October 24, 1997|By BLOOMBERG NEWS

NEW YORK -- The biggest U.S. companies -- General Electric Co., International Business Machines Corp. and Exxon Corp. -- led yesterday's stock decline in the wake of the market plunge in Hong Kong.

The Dow industrials dropped 186.88, or 2.33 percent, to 7,847.77. The Standard & Poor's 500 index lost 17.80, or 1.8 percent, to 950.69, and the Nasdaq composite index fell 36.83, or 2.2 percent, to 1,671.25.

Among other broad market indexes, the Russell 2,000 index of small capitalization stocks dropped 8.89 to 449.36; the Wilshire 5,000 index, comprising stocks on the New York, American and Nasdaq stock exchanges, plunged 178.31 to 9,208.60; the American Stock Exchange composite index lost 10.35 to 703.39; and the S&P 400 mid-cap index dipped 6.66 to 331.37.

First Data Corp. was the day's most active stock, dropping $6 to $30.125 in trading of 27.1 million shares. The company, the biggest processor of financial transactions for credit card issuers and other customers, said profit growth is slowing.

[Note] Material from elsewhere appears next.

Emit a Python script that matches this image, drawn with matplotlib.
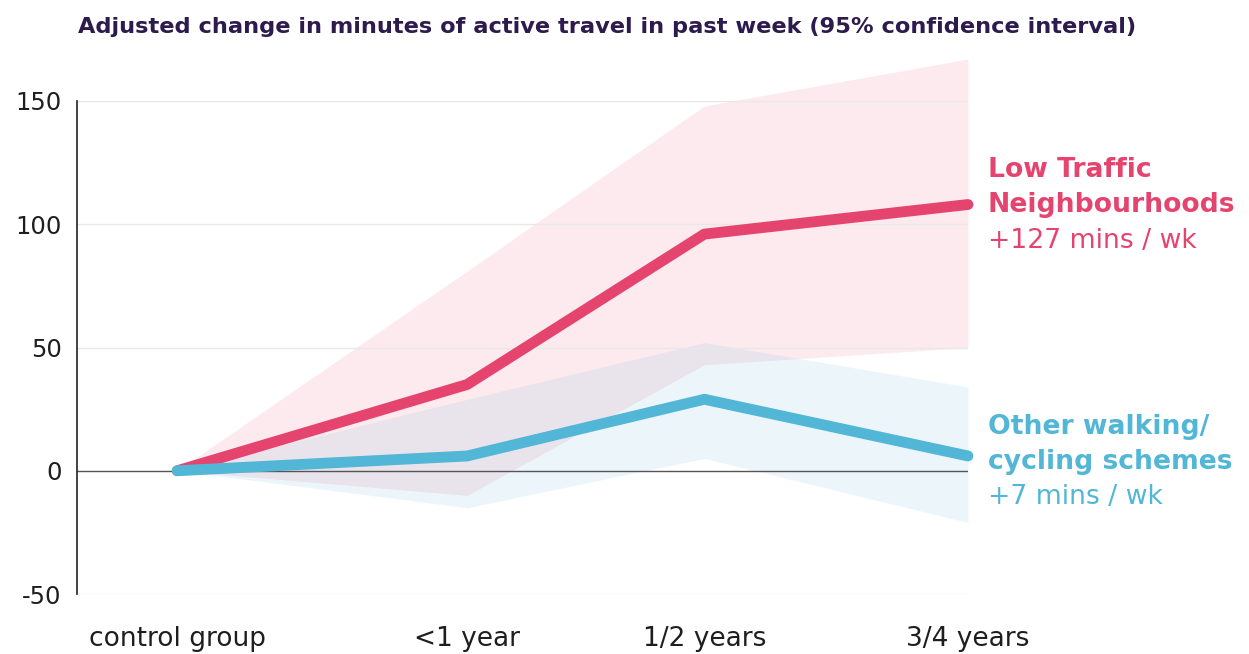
import numpy as np
import matplotlib.pyplot as plt

# data
groups = ["control group", "<1 year", "1/2 years", "3/4 years"]
group_pos = [0.0, 1.1, 2.0, 3.0]

ltn_mean = [0, 35, 96, 108]
ltn_low = [0, -10, 43, 50]
ltn_high = [0, 81, 148, 167]

other_mean = [0, 6, 29, 6]
other_low = [0, -15, 5, -21]
other_high = [0, 29, 52, 34]

yticks = [-50, 0, 50, 100, 150]

PINK = "#E5446F"
BLUE = "#52B6D6"
TITLE_COL = "#2D1B4E"
TEXT_COL = "#1E1E1E"

plt.rcParams['font.family'] = ['DejaVu Sans']

fig = plt.figure(figsize=(12.49, 6.54), dpi=100)
ax = fig.add_axes([0.0617, 0.0917, 0.7133, 0.7539])

ax.fill_between(group_pos, ltn_low, ltn_high, color=PINK, alpha=0.11,
                linewidth=0, clip_on=False)
ax.fill_between(group_pos, other_low, other_high, color=BLUE, alpha=0.11,
                linewidth=0, clip_on=False)

ax.axhline(0, color="#555555", lw=1.0, zorder=2)
for y in yticks:
    if y != 0:
        ax.axhline(y, color="#E8E8E8", lw=1.0, zorder=1)

ax.plot(group_pos, ltn_mean, color=PINK, lw=7.8, solid_capstyle="round",
        solid_joinstyle="round", zorder=4, clip_on=False)
ax.plot(group_pos, other_mean, color=BLUE, lw=7.8, solid_capstyle="round",
        solid_joinstyle="round", zorder=5, clip_on=False)

ax.set_xlim(-0.38, 3.0)
ax.set_ylim(-50, 150)
ax.set_yticks(yticks)
ax.set_yticklabels([str(v) for v in yticks])
ax.set_xticks(group_pos)
ax.set_xticklabels(groups)
ax.tick_params(axis="both", length=0, colors=TEXT_COL)
ax.tick_params(axis="x", pad=23, labelsize=19)
ax.tick_params(axis="y", pad=11, labelsize=17.5)

for s in ["top", "right", "bottom"]:
    ax.spines[s].set_visible(False)
ax.spines["left"].set_color("#222222")
ax.spines["left"].set_linewidth(1.2)

fig.text(0.0625, 0.958, "Adjusted change in minutes of active travel in past week (95% confidence interval)",
         fontsize=16.2, fontweight="bold", color=TITLE_COL, va="center", ha="left")

# series labels on the right
lx = 0.791
fs = 19.2
fig.text(lx, 0.740, "Low Traffic", fontsize=fs, fontweight="bold", color=PINK, va="center")
fig.text(lx, 0.686, "Neighbourhoods", fontsize=fs, fontweight="bold", color=PINK, va="center")
fig.text(lx, 0.631, "+127 mins / wk", fontsize=fs, color=PINK, va="center")

fig.text(lx, 0.347, "Other walking/", fontsize=fs, fontweight="bold", color=BLUE, va="center")
fig.text(lx, 0.293, "cycling schemes", fontsize=fs, fontweight="bold", color=BLUE, va="center")
fig.text(lx, 0.240, "+7 mins / wk", fontsize=fs, color=BLUE, va="center")

plt.savefig("out.png", dpi=100)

After First Data, yesterday's most active stocks in U.S. trading were Intel Corp., Applied Materials Inc., Boeing Co. and Amgen Inc. Few areas of the market were spared. Some 2,419 stocks declined and 586 gained on the New York Stock Exchange, making it the broadest retreat since Aug. 8. Only 35 out of the S&P 500 index's stocks rose.

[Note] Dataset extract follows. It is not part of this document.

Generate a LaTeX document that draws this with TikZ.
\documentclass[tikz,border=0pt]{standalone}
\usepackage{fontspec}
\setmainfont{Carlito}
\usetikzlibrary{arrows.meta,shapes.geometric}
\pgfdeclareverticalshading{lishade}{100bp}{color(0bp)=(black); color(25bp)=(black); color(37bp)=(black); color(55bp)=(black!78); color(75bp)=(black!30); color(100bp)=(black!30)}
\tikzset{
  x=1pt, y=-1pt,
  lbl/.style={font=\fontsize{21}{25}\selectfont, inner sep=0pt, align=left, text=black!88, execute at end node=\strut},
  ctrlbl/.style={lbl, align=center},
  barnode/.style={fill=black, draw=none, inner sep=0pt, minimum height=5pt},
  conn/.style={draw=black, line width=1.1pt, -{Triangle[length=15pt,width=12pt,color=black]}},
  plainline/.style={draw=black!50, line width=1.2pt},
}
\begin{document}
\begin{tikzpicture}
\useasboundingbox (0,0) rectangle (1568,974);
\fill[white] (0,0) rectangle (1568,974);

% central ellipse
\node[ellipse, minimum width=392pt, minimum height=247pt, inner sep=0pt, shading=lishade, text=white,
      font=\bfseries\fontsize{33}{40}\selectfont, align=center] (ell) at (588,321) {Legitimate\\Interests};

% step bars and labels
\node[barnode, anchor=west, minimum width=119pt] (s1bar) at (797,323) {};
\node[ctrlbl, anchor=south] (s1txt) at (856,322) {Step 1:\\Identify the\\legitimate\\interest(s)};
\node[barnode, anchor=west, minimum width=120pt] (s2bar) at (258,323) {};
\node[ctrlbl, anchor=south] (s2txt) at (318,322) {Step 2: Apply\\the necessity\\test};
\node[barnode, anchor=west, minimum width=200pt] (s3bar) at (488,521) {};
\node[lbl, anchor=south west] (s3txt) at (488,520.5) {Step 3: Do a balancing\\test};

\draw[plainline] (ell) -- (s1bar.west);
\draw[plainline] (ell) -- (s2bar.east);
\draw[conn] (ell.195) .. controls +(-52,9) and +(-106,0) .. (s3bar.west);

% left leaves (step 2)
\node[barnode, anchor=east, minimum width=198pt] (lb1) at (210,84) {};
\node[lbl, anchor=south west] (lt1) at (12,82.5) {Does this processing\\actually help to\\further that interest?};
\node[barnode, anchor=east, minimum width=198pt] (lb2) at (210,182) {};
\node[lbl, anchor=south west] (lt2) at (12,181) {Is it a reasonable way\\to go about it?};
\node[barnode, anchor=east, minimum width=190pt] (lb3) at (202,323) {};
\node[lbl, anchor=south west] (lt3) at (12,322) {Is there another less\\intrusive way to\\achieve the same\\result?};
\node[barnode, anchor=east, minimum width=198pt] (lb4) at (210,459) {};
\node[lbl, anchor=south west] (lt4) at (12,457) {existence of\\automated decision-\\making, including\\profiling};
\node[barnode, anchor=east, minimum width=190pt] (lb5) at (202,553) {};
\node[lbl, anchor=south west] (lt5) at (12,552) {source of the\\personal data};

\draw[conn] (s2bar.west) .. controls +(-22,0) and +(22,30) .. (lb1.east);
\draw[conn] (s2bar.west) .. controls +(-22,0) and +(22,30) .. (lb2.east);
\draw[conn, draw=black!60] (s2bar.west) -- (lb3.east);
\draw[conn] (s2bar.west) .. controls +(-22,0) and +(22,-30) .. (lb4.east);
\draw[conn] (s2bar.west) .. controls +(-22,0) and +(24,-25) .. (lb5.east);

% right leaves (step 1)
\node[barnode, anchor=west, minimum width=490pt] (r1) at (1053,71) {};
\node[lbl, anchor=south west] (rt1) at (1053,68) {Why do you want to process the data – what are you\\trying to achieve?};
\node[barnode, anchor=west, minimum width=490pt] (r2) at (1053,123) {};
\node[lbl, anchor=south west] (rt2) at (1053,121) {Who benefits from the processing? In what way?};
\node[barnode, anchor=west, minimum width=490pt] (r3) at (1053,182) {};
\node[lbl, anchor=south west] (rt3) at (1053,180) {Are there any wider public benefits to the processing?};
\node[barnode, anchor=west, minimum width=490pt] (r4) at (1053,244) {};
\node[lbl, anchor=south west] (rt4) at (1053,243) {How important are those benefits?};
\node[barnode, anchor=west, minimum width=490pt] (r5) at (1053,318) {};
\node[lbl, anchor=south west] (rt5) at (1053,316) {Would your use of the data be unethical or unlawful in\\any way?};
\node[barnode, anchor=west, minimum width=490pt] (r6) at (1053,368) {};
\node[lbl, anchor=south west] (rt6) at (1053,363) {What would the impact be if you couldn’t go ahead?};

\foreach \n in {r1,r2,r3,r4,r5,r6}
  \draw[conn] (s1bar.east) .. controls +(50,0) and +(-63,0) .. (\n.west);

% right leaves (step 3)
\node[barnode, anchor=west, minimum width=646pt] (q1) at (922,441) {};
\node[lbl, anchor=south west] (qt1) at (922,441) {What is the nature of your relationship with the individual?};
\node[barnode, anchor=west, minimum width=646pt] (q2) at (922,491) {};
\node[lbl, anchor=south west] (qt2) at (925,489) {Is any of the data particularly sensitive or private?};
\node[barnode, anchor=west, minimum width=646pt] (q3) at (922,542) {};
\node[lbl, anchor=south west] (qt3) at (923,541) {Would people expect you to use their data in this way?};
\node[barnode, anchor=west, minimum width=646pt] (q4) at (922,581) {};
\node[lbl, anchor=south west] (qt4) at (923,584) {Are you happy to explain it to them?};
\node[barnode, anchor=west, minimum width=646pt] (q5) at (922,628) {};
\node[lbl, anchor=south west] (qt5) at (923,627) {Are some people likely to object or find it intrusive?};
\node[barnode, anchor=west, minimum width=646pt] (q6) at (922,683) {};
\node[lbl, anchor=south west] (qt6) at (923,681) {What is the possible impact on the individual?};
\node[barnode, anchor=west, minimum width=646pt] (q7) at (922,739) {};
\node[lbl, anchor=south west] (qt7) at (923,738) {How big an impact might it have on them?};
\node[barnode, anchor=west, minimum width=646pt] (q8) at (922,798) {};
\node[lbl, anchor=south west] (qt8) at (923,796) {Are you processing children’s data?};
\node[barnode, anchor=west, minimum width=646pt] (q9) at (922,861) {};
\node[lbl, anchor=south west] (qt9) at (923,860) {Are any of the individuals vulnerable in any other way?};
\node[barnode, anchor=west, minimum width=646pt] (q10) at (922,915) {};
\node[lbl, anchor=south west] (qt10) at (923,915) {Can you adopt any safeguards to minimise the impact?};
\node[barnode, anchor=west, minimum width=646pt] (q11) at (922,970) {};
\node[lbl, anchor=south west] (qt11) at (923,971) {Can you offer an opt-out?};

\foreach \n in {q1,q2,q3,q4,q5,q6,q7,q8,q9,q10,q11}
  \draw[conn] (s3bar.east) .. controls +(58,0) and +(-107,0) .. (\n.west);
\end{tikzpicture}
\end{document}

GE fell $2.0625 to $67.375; IBM dropped $4.75 to $100.375; and Exxon declined $1.75 to $63.125.

Marsh & McLennan Cos. fell 81.25 cents to $74.6875 even after the insurance and investment management company said it earned 83 cents a share in the third quarter.

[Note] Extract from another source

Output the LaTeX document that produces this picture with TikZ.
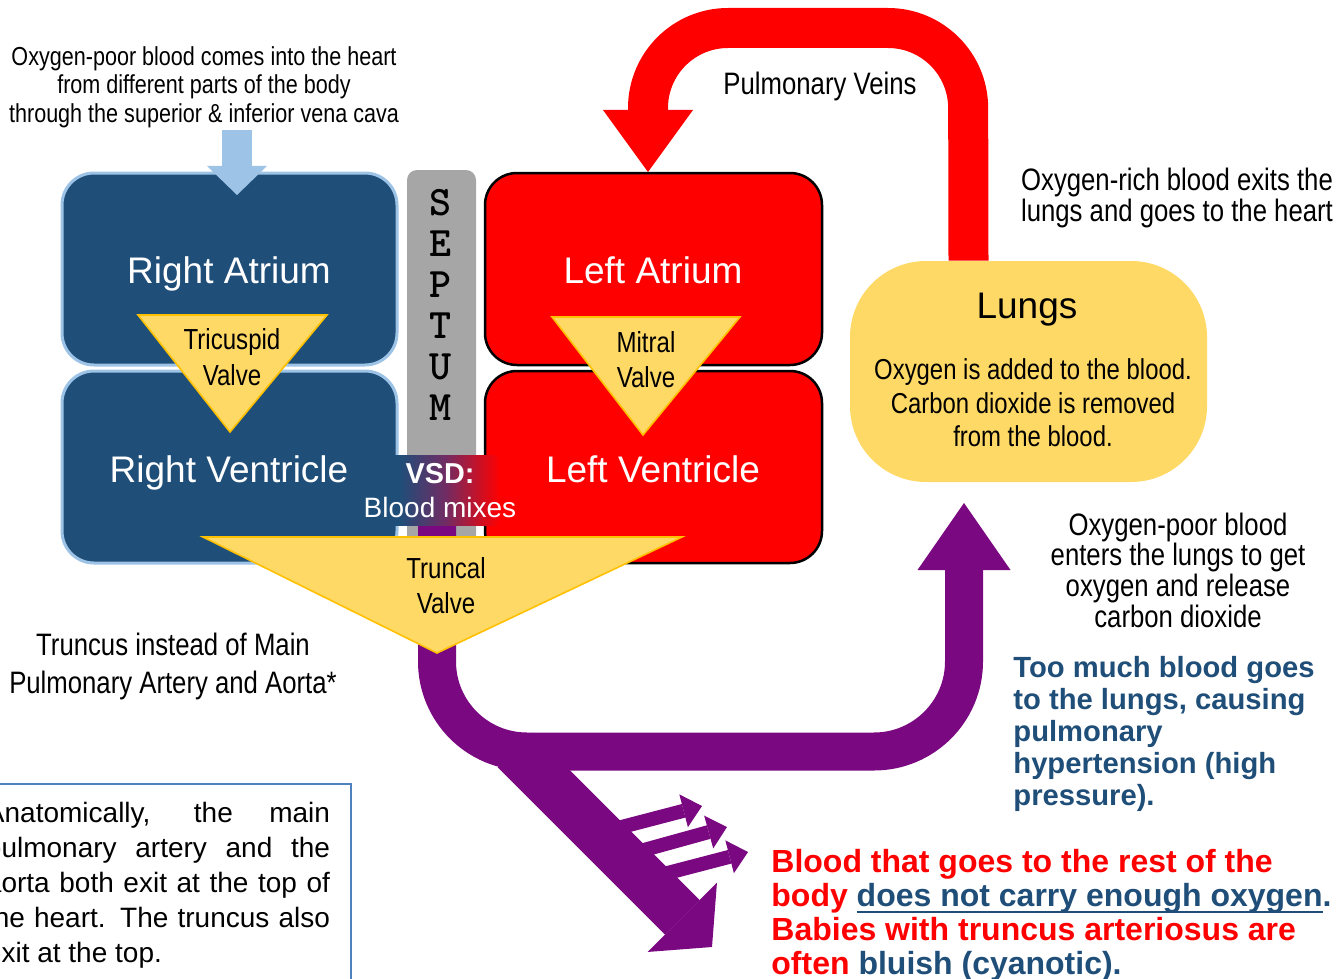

Corrections Corp. of America fell $9.5625 to $32 after reporting unexpectedly low third-quarter earnings and warning that the next quarter would disappoint, too.

Xerox Corp. lost $1.3125 to $86 after reporting a profit of 92 cents a share in the third quarter, a penny short of the mean estimate of nine analysts surveyed by IBES International Inc. Xerox disputed the validity of the IBES number and said the mean estimate is 91 cents.

U.S. bonds rallied, providing investors hope that yesterday's drop won't snowball. The yield on the benchmark 30-year Treasury bond, which moves in the opposite direction as price, fell to 6.31 percent from 6.42 percent as investors sought to own debt of the world's best creditor.

Amgen surged $2.125 to $48.0625 in trading of 14.2 million shares. The world's largest biotechnology company plans to buy back as much as $1 billion of its stock.

Baxter International Inc. slumped $3.375 to $52.50. The medical-devices maker said the European Union's drug regulatory agency requested more clinical data about the company's Hem-Assist, an intravenous solution to replace blood infusion during heart bypass operations.

Cardiac Science Inc. rallied $1 to $3.25. The company's combination heart monitor and defibrillator received Food and Drug Administration clearance for use in hospitals.